5/16/12

'Divide and Conquer' May be Good Politics, But it's a Lousy Way to Govern

The battle of the Wisconsin recall race is a battle over the independents. A new Public Policy Polling survey finds that recall target Gov. Scott Walker leads opponent Tom Barrett 49%-45%. With a margin for error of plus or minus 3.4% that's not so awfully bad for Barrett, but obviously not where he wants to be.

The partisan breakdown is strikingly mirror-like -- 85% of Democrats support Barrett, 88% of Republicans support Walker -- so it's in that narrow middle that the game will be won or lost.

On that count, Barrett leads with independents, 49%-42%. And he slaughters among self-described moderates, 59%-33%. I suppose it's a sign of how stark our political divisions are that the dominance among middle-of-the-roaders makes absolutely no difference at all.

But it does demonstrate just how partisan the support for Walker has become. In ideological terms, he leads only among conservatives and Republicans (mostly redundant, I know).

And it's numbers like those that explain stories like this, from The Capital Times:


Walker’s official calendars from his first 13 months in office chronicle these and scores more hours he spent building credentials with conservatives in Wisconsin and across the nation. A detailed analysis of the 4,400 entries in Walker’s calendar by the Wisconsin Center for Investigative Journalism paints a portrait of a public relations-minded governor who focuses his message on receptive, conservative audiences and who, as the effort to recall him has intensified, has spent a sharply decreasing amount of time on official state business.

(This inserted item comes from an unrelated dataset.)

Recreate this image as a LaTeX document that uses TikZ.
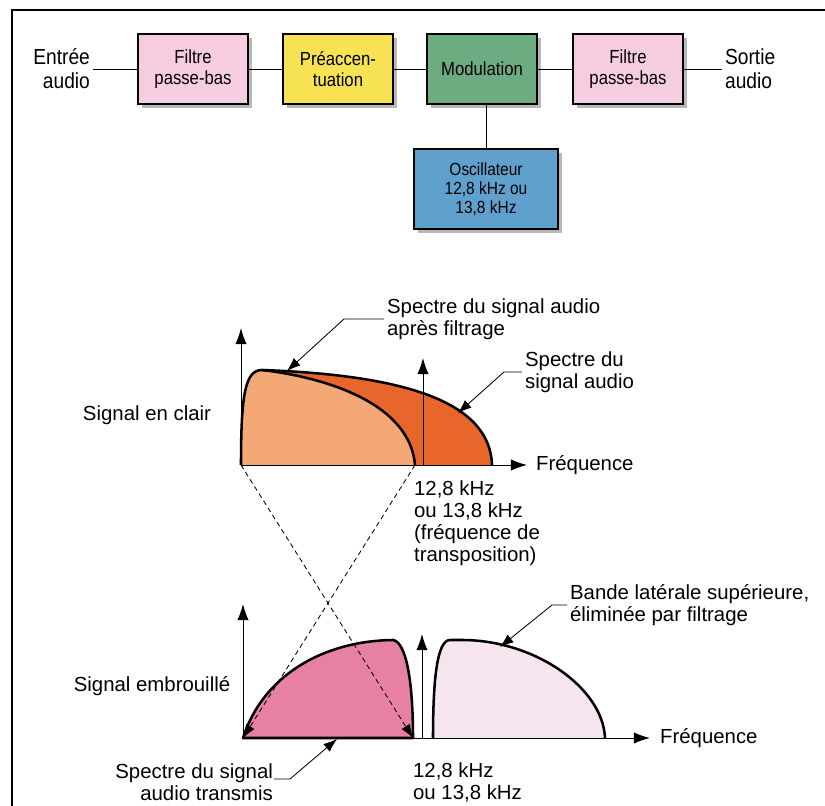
\documentclass[tikz,border=0pt]{standalone}
\usepackage{fontspec}
\setmainfont{Liberation Sans}
\newfontfamily\etroite[FakeStretch=0.88]{Liberation Sans}
\usetikzlibrary{arrows.meta,shadows}

\definecolor{rosefiltre}{RGB}{246,204,224}
\definecolor{jaune}{RGB}{246,226,82}
\definecolor{vert}{RGB}{108,172,128}
\definecolor{bleu}{RGB}{96,160,205}
\definecolor{orangeclair}{RGB}{244,168,118}
\definecolor{orangefonce}{RGB}{232,102,44}
\definecolor{rose}{RGB}{230,128,165}
\definecolor{rosepale}{RGB}{246,228,238}

\begin{document}
\begin{tikzpicture}[x=0.025cm,y=-0.025cm,>={Latex[length=4mm,width=2.8mm]},
  bloc/.style={draw,line width=1.7pt,minimum width=2.75cm,minimum height=1.75cm,align=center,
    font=\etroite\fontsize{13.5}{15}\selectfont,
    drop shadow={shadow xshift=1mm,shadow yshift=-1mm,fill=black!28,opacity=1}},
  etiq/.style={inner sep=2pt,font=\fontsize{14.5}{15.6}\selectfont},
  courbe/.style={line width=1.8pt,line join=round},
  axe/.style={line width=0.7pt,->},
  renvoi/.style={line width=0.6pt,->,>={Latex[length=3.4mm,width=2.5mm]}},
  croise/.style={line width=0.6pt,dash pattern=on 3.5pt off 2.5pt,-{Latex[length=3.4mm,width=2.5mm]}}]
  \useasboundingbox (0,0) rectangle (825,806);
  % cadre
  \draw[line width=0.8pt] (12,806) -- (12,10) -- (825,10);
  % chaine de traitement
  \node[etiq,anchor=east,align=right,font=\etroite\fontsize{15.5}{17}\selectfont] (entree) at (93,69) {Entrée\\audio};
  \node[bloc,fill=rosefiltre] (fpa) at (193,69) {Filtre\\passe-bas};
  \node[bloc,fill=jaune] (pre) at (338,69) {Préaccen-\\tuation};
  \node[bloc,fill=vert] (mod) at (482,69) {Modulation};
  \node[bloc,fill=rosefiltre] (fpb) at (628,69) {Filtre\\passe-bas};
  \node[etiq,anchor=west,align=left,font=\etroite\fontsize{15.5}{17}\selectfont] (sortie) at (722,69) {Sortie\\audio};
  \node[bloc,fill=bleu,minimum width=3.6cm,minimum height=2cm,font=\etroite\fontsize{12.5}{13.5}\selectfont] (osc) at (486,189) {Oscillateur\\12,8 kHz ou\\13,8 kHz};
  \foreach \a/\b in {entree/fpa,fpa/pre,pre/mod,mod/fpb,fpb/sortie}
    \draw[line width=0.7pt] (\a) -- (\b);
  \draw[line width=0.7pt] (osc.north) -- (osc.north |- mod.south);
  % signal en clair
  \coordinate (o1) at (241,465);
  \coordinate (f1) at (415,465);
  \coordinate (pa) at (287,371);
  \coordinate (pb) at (458,413);
  \fill[orangefonce] (o1) .. controls (241,395) and (245,370) .. (262,370) .. controls (400,375) and (490,400) .. (492,465) -- cycle;
  \fill[orangeclair] (o1) .. controls (241,395) and (245,370) .. (262,370) .. controls (330,378) and (410,405) .. (f1) -- cycle;
  \draw[courbe] (o1) .. controls (241,395) and (245,370) .. (262,370) .. controls (400,375) and (490,400) .. (492,465);
  \draw[courbe] (262,370) .. controls (330,378) and (410,405) .. (f1);
  \draw[axe] (o1) -- (241,328);
  \draw[axe] (o1) -- (527,465);
  \draw[axe] (423,465) -- (423,358);
  \node[etiq] (clair) at (147,415) {Signal en clair};
  \node[etiq,anchor=west] (freqa) at (533,465) {Fréquence};
  \node[etiq,anchor=north west,align=left] (transp) at (411,478) {12,8 kHz\\ou 13,8 kHz\\(fréquence de\\transposition)};
  \node[etiq,anchor=west,align=left] (apres) at (384,319) {Spectre du signal audio\\après filtrage};
  \node[etiq,anchor=west,align=left] (audio) at (522,372) {Spectre du\\signal audio};
  \draw[renvoi] (apres.west) -- ++(-40,0) -- (pa);
  \draw[renvoi] (audio.west) -- ++(-18,0) -- (pb);
  % signal embrouille
  \coordinate (o2) at (243,738);
  \coordinate (f2) at (413,738);
  \coordinate (pc) at (500,647);
  \coordinate (pd) at (337,739);
  \coordinate (sd) at (274,779);
  \filldraw[courbe,fill=rose] (o2) .. controls (262,678) and (320,641) .. (393,640) .. controls (406,642) and (413,680) .. (f2) -- cycle;
  \fill[rosepale] (433,738) .. controls (433,680) and (437,640) .. (450,640) -- (462,640) .. controls (535,640) and (603,688) .. (605,738) -- cycle;
  \draw[courbe] (433,738) .. controls (433,680) and (437,640) .. (450,640) -- (462,640) .. controls (535,640) and (603,688) .. (605,738);
  \draw[axe] (o2) -- (243,604);
  \draw[axe] (o2) -- (650,738);
  \draw[axe] (422,738) -- (422,634);
  \draw[croise] (o1) -- (f2);
  \draw[croise] (f1) -- (o2);
  \node[etiq] (embr) at (152,686) {Signal embrouillé};
  \node[etiq,anchor=west] (freqb) at (657,738) {Fréquence};
  \node[etiq,anchor=west,align=left] (bande) at (567,605) {Bande latérale supérieure,\\éliminée par filtrage};
  \node[etiq,anchor=east,align=right] (transmis) at (276,782) {Spectre du signal\\audio transmis};
  \node[etiq,anchor=west,align=left] (khz) at (410,782) {12,8 kHz\\ou 13,8 kHz};
  \draw[renvoi] (bande.west) -- ++(-15,0) -- (pc);
  \draw[renvoi] (sd) -- ++(16,0) -- (pd);
\end{tikzpicture}
\end{document}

Regarding the news media, Walker granted more time to the national, conservative-leaning Fox News cable channel than any other media outlet -- nearly two times as much as to the state’s largest newspaper, the Pulitzer Prize-winning Milwaukee Journal Sentinel, which had endorsed him in 2010.



Walker's spokesperson Cullen Werwie says the governor "has multiple media availabilities every week where he is available to answer questions from any legitimate news organization who chooses to attend, liberal or conservative," but the fact that non-conservatives aren't actually barred from press conferences is setting the bar fornonpartisan availability awfully low. Walker is clearly chasing around conservative media, in order to speak only to conservative voters.

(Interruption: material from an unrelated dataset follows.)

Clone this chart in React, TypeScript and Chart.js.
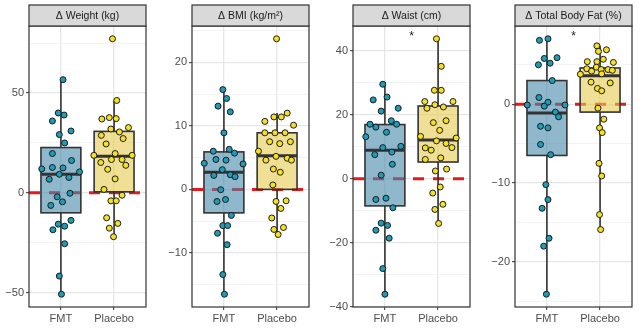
import React, { useEffect, useRef } from "react";
import { Chart, registerables } from "chart.js";

Chart.register(...registerables);
Chart.defaults.font.family = "'Liberation Sans', Arial, Helvetica, sans-serif";

// ---------- data ----------
const categories = ["FMT", "Placebo"];
const panelTitles = ["Δ Weight (kg)", "Δ BMI (kg/m²)", "Δ Waist (cm)", "Δ Total Body Fat (%)"];
const tickSteps = [50, 10, 20, 10];

// significance marks (label, y value) per panel
const sigLabels = ["", "", "*", "*"];
const sigValues = [0, 0, 45.3, 9.0];

// Weight
const weightFmt = [56.7, 40, 39, 36, 31, 29.2, 25, 19.7, 16.2, 12, 12.7, 12.5, 10.5, 9.3, 6.8, 7.7, -0.2, -2, -4.5, -6.3, -13.8, -15.7, -16.7, -18.5, -25.5, -41.7, -50.8];
const weightFmtJitter = [0.04, -0.05, 0.06, -0.16, 0.19, -0.03, 0.07, -0.16, 0.2, -0.36, -0.16, 0.04, 0.35, -0.03, -0.22, 0.15, 0.17, -0.07, 0.03, -0.19, 0.19, -0.05, 0.07, -0.15, 0.07, -0.03, 0.01];
const weightPlacebo = [77.2, 46.3, 37, 37.7, 37.2, 32.7, 32, 30.5, 28.8, 27.2, 24.5, 18.8, 18.8, 19.7, 16.7, 16.7, 15.2, 13.8, 11.8, 7, 1.7, -1.2, -4, -4, -12.5, -15.3, -17.7, -22];
const weightPlaceboJitter = [-0.03, 0.05, -0.23, -0.09, 0.04, 0.27, -0.06, 0.1, -0.24, 0.17, -0.15, -0.38, 0.34, 0.02, -0.05, 0.15, -0.25, 0.22, -0.12, 0.02, -0.19, 0.15, -0.06, 0.04, -0.14, 0.07, -0.09, -0.01];
// [lower whisker, Q1, median, Q3, upper whisker]
const weightFmtBox = [-50.8, -10, 9.3, 22.7, 56.7];
const weightPlaceboBox = [-22, 0.5, 18.3, 30.8, 46.3];

// BMI
const bmiFmt = [15.7, 14.3, 13.1, 12.2, 8.9, 6.3, 6.0, 5.7, 4.7, 4.6, 4.1, 4.0, 3.1, 2.2, 2.3, 2.0, -0.05, -1.9, -1.6, -4.1, -5.7, -5.7, -6.9, -8.7, -13.4, -16.5];
const bmiFmtJitter = [-0.02, 0.05, -0.11, 0.12, 0, 0.1, -0.2, 0.2, -0.15, 0.04, -0.37, 0.36, -0.03, -0.19, 0.12, 0.21, -0.06, -0.13, 0.03, 0.14, -0.02, 0.07, -0.12, 0.06, -0.02, 0.01];
const bmiPlacebo = [23.7, 12.0, 10.7, 11.4, 11.4, 10.1, 8.9, 8.9, 8.9, 7.5, 7.2, 7.5, 6.0, 5.2, 4.9, 4.6, 4.6, 3.2, 2.7, 0.7, -1.9, -1.8, -3.0, -4.5, -6.3, -6.0, -7.1];
const bmiPlaceboJitter = [-0.01, 0.19, -0.23, -0.06, 0.08, 0.31, -0.23, -0.04, 0.15, -0.14, 0.05, 0.25, -0.35, -0.02, 0.19, -0.21, 0.27, -0.07, 0.06, -0.08, -0.02, 0.17, 0.07, -0.1, -0.06, 0.12, 0.02];
const bmiFmtBox = [-16.5, -3.7, 2.7, 5.9, 15.7];
const bmiPlaceboBox = [-7.1, 0, 5.3, 8.9, 12.0];

// Waist
const waistFmt = [29.5, 25.5, 24.6, 21.1, 22.0, 18.1, 17.0, 17.0, 16.1, 14.5, 13.1, 9.7, 10.1, 8.3, 7.5, 4.5, 1.1, -6.5, -6.1, -9.1, -13.9, -14.6, -16.1, -18.6, -28.1, -36.1];
const waistFmtJitter = [-0.04, 0.04, -0.22, -0.07, 0.25, 0.12, -0.28, 0.22, -0.17, 0.03, -0.36, -0.04, 0.3, 0.13, -0.19, 0.14, -0.07, -0.17, 0.02, 0.15, -0.07, 0.05, -0.17, 0.08, -0.04, 0];
const waistPlacebo = [43.7, 35.1, 27.6, 27.6, 24.1, 24.1, 23.1, 22.4, 22.0, 17.5, 18.1, 15.1, 13.2, 11.8, 12.7, 9.6, 8.9, 11.0, 9.7, 6.0, 6.5, 2.4, 3.0, -2.6, -4.5, -9.6, -8.0, -14.0];
const waistPlaceboJitter = [-0.03, 0.06, -0.07, 0.06, -0.25, 0.28, -0.06, 0.1, -0.21, -0.09, 0.15, 0.03, -0.33, -0.03, 0.34, -0.24, -0.13, 0.15, 0.26, -0.24, 0.05, -0.05, 0.16, 0.04, -0.1, -0.06, 0.09, 0.01];
const waistFmtBox = [-36.1, -8.5, 8.9, 16.9, 29.5];
const waistPlaceboBox = [-14, 5.2, 12.1, 22.7, 43.7];

// Total body fat
const fatFmt = [8.1, 8.3, 5.8, 5.9, 5.0, 5.2, 3.0, 0.85, 0.25, -0.1, -0.25, -0.1, -1.0, -1.6, -2.8, -3.0, -5.1, -6.4, -10.2, -12.1, -13.2, -17.0, -18.0, -24.1];
const fatFmtJitter = [-0.14, 0.02, -0.05, 0.19, -0.16, 0.06, 0.1, -0.15, 0.02, -0.37, -0.05, 0.34, 0.16, 0.22, -0.12, 0.02, -0.12, 0.07, -0.02, 0.02, -0.09, 0.04, -0.06, -0.01];
const fatPlacebo = [7.4, 6.9, 6.7, 5.7, 5.4, 5.4, 5.3, 4.7, 4.5, 4.2, 4.4, 4.4, 4.3, 3.8, 3.85, 2.8, 2.7, 2.0, 1.7, -0.5, -1.9, -3.0, -3.6, -7.5, -9.1, -14.0, -15.9];
const fatPlaceboJitter = [-0.06, 0.12, -0.03, 0.06, -0.06, -0.24, 0.25, -0.07, -0.25, -0.16, 0.02, 0.15, 0.23, -0.37, 0.03, -0.17, 0.19, -0.05, 0.03, -0.04, 0.07, -0.01, 0.04, -0.02, 0.03, -0.01, 0.01];
const fatFmtBox = [-24.1, -6.5, -1.1, 3.0, 8.3];
const fatPlaceboBox = [-15.9, -1.0, 3.6, 4.6, 7.4];

const panelValues = [
  [weightFmt, weightPlacebo],
  [bmiFmt, bmiPlacebo],
  [waistFmt, waistPlacebo],
  [fatFmt, fatPlacebo],
];
const panelJitter = [
  [weightFmtJitter, weightPlaceboJitter],
  [bmiFmtJitter, bmiPlaceboJitter],
  [waistFmtJitter, waistPlaceboJitter],
  [fatFmtJitter, fatPlaceboJitter],
];
const panelBoxes = [
  [weightFmtBox, weightPlaceboBox],
  [bmiFmtBox, bmiPlaceboBox],
  [waistFmtBox, waistPlaceboBox],
  [fatFmtBox, fatPlaceboBox],
];

// ---------- style / layout ----------
const PANEL_LEFTS = [29, 192, 353, 515];
const PANEL_W = 120;
const AXIS_W = 29;
const RIGHT_PAD = 2;
const STRIP_TOP = 5;
const PLOT_TOP = 26;
const X_AXIS_H = 22;
const H = 329;

const pointColors = ["#1E9BB6", "#F7E11F"];
const boxFills = ["rgba(68,136,170,0.6)", "rgba(230,203,80,0.6)"];
const DARK = "#333333";

const fmtTick = (v: number) => (v < 0 ? "\u2212" + Math.abs(v) : String(v));

function makePlugin(i: number) {
  return {
    id: "panelDeco" + i,
    beforeDatasetsDraw(chart: any) {
      const { ctx, chartArea: a, scales } = chart;
      const x = scales.x, y = scales.y;
      ctx.save();
      ctx.beginPath();
      ctx.rect(a.left, a.top, a.right - a.left, a.bottom - a.top);
      ctx.clip();
      // zero reference line
      const y0 = y.getPixelForValue(0);
      ctx.strokeStyle = "#E41A1C";
      ctx.lineWidth = 3;
      ctx.setLineDash([11, 9]);
      ctx.beginPath();
      ctx.moveTo(a.left, y0);
      ctx.lineTo(a.right, y0);
      ctx.stroke();
      ctx.setLineDash([]);
      // boxplots
      panelBoxes[i].forEach((b, k) => {
        const cx = x.getPixelForValue(k + 1);
        const half = x.getPixelForValue(k + 1 + 0.375) - cx;
        const [lw, q1, med, q3, hw] = b.map((v) => y.getPixelForValue(v));
        ctx.strokeStyle = DARK;
        ctx.lineWidth = 1.6;
        ctx.beginPath();
        ctx.moveTo(cx, q3);
        ctx.lineTo(cx, hw);
        ctx.moveTo(cx, q1);
        ctx.lineTo(cx, lw);
        ctx.stroke();
        ctx.fillStyle = boxFills[k];
        ctx.fillRect(cx - half, q3, 2 * half, q1 - q3);
        ctx.strokeRect(cx - half, q3, 2 * half, q1 - q3);
        ctx.lineWidth = 3;
        ctx.beginPath();
        ctx.moveTo(cx - half, med);
        ctx.lineTo(cx + half, med);
        ctx.stroke();
      });
      ctx.restore();
    },
    afterDatasetsDraw(chart: any) {
      const { ctx, chartArea: a, scales } = chart;
      const x = scales.x, y = scales.y;
      ctx.save();
      // significance mark
      if (sigLabels[i]) {
        ctx.fillStyle = "#1A1A1A";
        ctx.font = "12px 'Liberation Sans', Arial, sans-serif";
        ctx.textAlign = "center";
        ctx.textBaseline = "middle";
        ctx.fillText(sigLabels[i], x.getPixelForValue(1.5), y.getPixelForValue(sigValues[i]) + 3);
      }
      // panel border
      ctx.strokeStyle = DARK;
      ctx.lineWidth = 1.2;
      ctx.strokeRect(a.left, a.top, a.right - a.left, a.bottom - a.top);
      // strip
      ctx.fillStyle = "#D9D9D9";
      ctx.fillRect(a.left, STRIP_TOP, a.right - a.left, a.top - STRIP_TOP);
      ctx.strokeRect(a.left, STRIP_TOP, a.right - a.left, a.top - STRIP_TOP);
      ctx.fillStyle = "#1A1A1A";
      ctx.font = "10.5px 'Liberation Sans', Arial, sans-serif";
      ctx.textAlign = "center";
      ctx.textBaseline = "middle";
      ctx.fillText(panelTitles[i], (a.left + a.right) / 2, (STRIP_TOP + a.top) / 2 + 0.5);
      ctx.restore();
    },
  };
}

function buildConfig(i: number): any {
  const [fmt, pla] = panelValues[i];
  const [fj, pj] = panelJitter[i];
  const all = [...fmt, ...pla];
  const lo = Math.min(...all), hi = Math.max(...all);
  const pad = (hi - lo) * 0.05;
  const step = tickSteps[i];
  const isMajor = (v: number) => Math.abs(v / step - Math.round(v / step)) < 1e-6;
  return {
    type: "scatter",
    data: {
      datasets: [
        {
          data: fmt.map((v, k) => ({ x: 1 + fj[k], y: v })),
          backgroundColor: pointColors[0],
          borderColor: "#1A1A1A",
          borderWidth: 1,
          pointRadius: 3,
        },
        {
          data: pla.map((v, k) => ({ x: 2 + pj[k], y: v })),
          backgroundColor: pointColors[1],
          borderColor: "#1A1A1A",
          borderWidth: 1,
          pointRadius: 3,
        },
      ],
    },
    options: {
      animation: false,
      responsive: false,
      events: [],
      layout: { padding: { top: PLOT_TOP, right: RIGHT_PAD, left: 0, bottom: 0 } },
      plugins: { legend: { display: false }, tooltip: { enabled: false } },
      scales: {
        x: {
          type: "linear",
          min: 0.4,
          max: 2.6,
          afterBuildTicks: (s: any) => {
            s.ticks = categories.map((_, k) => ({ value: k + 1 }));
          },
          afterFit: (s: any) => {
            s.height = X_AXIS_H;
          },
          border: { display: false },
          grid: { color: "#E6E6E6", lineWidth: 1.3, tickLength: 3, tickColor: DARK, tickWidth: 1 },
          ticks: {
            autoSkip: false,
            maxRotation: 0,
            padding: 2,
            color: "#4D4D4D",
            font: { size: 11 },
            callback: (v: number) => categories[Math.round(v) - 1] ?? "",
          },
        },
        y: {
          type: "linear",
          min: lo - pad,
          max: hi + pad,
          afterBuildTicks: (s: any) => {
            const half = step / 2;
            const t: any[] = [];
            for (let k = Math.ceil(s.min / half); k <= Math.floor(s.max / half); k++) t.push({ value: k * half });
            s.ticks = t;
          },
          afterFit: (s: any) => {
            s.width = AXIS_W;
          },
          border: { display: false },
          grid: {
            color: (c: any) => (isMajor(c.tick.value) ? "#E6E6E6" : "#F0F0F0"),
            lineWidth: (c: any) => (isMajor(c.tick.value) ? 1.3 : 0.8),
            tickColor: (c: any) => (isMajor(c.tick.value) ? DARK : "rgba(0,0,0,0)"),
            tickLength: 3,
            tickWidth: 1,
          },
          ticks: {
            autoSkip: false,
            padding: 2,
            color: "#4D4D4D",
            font: { size: 11 },
            callback: (v: number) => (isMajor(v) ? fmtTick(Math.round(v)) : ""),
          },
        },
      },
    },
    plugins: [makePlugin(i)],
  };
}

function Panel({ i }: { i: number }) {
  const ref = useRef<HTMLCanvasElement | null>(null);
  const w = AXIS_W + PANEL_W + RIGHT_PAD;
  useEffect(() => {
    const chart = new Chart(ref.current as HTMLCanvasElement, buildConfig(i));
    return () => chart.destroy();
  }, [i]);
  return (
    <canvas
      ref={ref}
      width={w}
      height={H}
      style={{ position: "absolute", left: PANEL_LEFTS[i] - AXIS_W, top: 0, width: w, height: H }}
    />
  );
}

export default function App() {
  return (
    <div style={{ position: "absolute", left: 0, top: 0, width: 642, height: H, background: "#FFFFFF", overflow: "hidden" }}>
      {panelTitles.map((_, i) => (
        <Panel key={i} i={i} />
      ))}
    </div>
  );
}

When I said that battle of the Wisconsin recall race is a battle over the independents, I deliberately chose the word "over" rather than "for." Walker isn't trying to win over the middle and his actions suggest he believes he may have lost it. When the battle over independents really gets under way, Democrats will try to get them to the polls and Republicans will try to get them to stay home. Walker's razor-thin lead among all Wisconsinites would be extremely uncomfortable. Take the indies and moderates out of the mix and you start to get a little more elbow room.

Which means Team Walker is going to get brutal. If that turns off the middle, so what? They're gone anyway. The trick is to get them to hate Barrett as much as they do Walker. If they start saying to themselves, "They're all a bunch of clowns -- screw it," Walker wins. Electoral math seems to be the only kind of math that Republicans actually get.

So strap in, because Walker's not going to run a dirty campaign (he's already doing that) -- he's going to run an absolutely filthy one. And, when the smoke clears, Wisconsin will be worse off for it no matter who wins. He's working to widen those divisions even further. Whoever the next governor is, they'll be governor of a hopeless mess of a state, divided by Walker's scorched-earth politics.

As the man said himself, "Divide and conquer."